É por isto que posso elevar a qualquer e em qualquer lugar minha alma para o Senhor. Não se trata de um exercício ritual, mas de um exercício espiritual. Elevar-se é se colocar diante de Deus para orar. É orando que conheço a aliança de Deus comigo. É orando que eu convivo com Deus. Jesus chama a este relacionamento de amizade (João 15.15). Quando oro, deixo meus pés no chão, mas ponho minha cabeça no céu.

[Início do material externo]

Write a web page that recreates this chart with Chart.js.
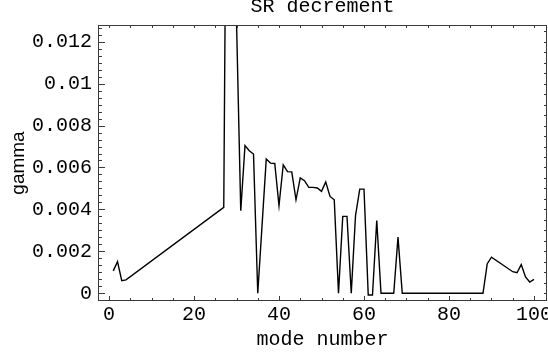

Não devo orar porque tenho uma necessidade a ser atendida, mas porque tenho necessidade de orar. Quando oro, contemplo “aquele que forma os montes, cria o vento e revela os seus pensamentos ao homem, aquele que transforma a alvorada em trevas, e pisa as montanhas da terra; Senhor, Deus dos Exércitos, é o seu nome” (Amós 4.13). Quando oro, mantendo meus olhos voltados para o Senhor (verso 15), porque, em Sua soberania, Ele “é a minha força” e “faz os meus pés como os do cervo” (Habacuque 3.19). Caminhando com Ele, mantenho laços que uma eventual decepção não desfará.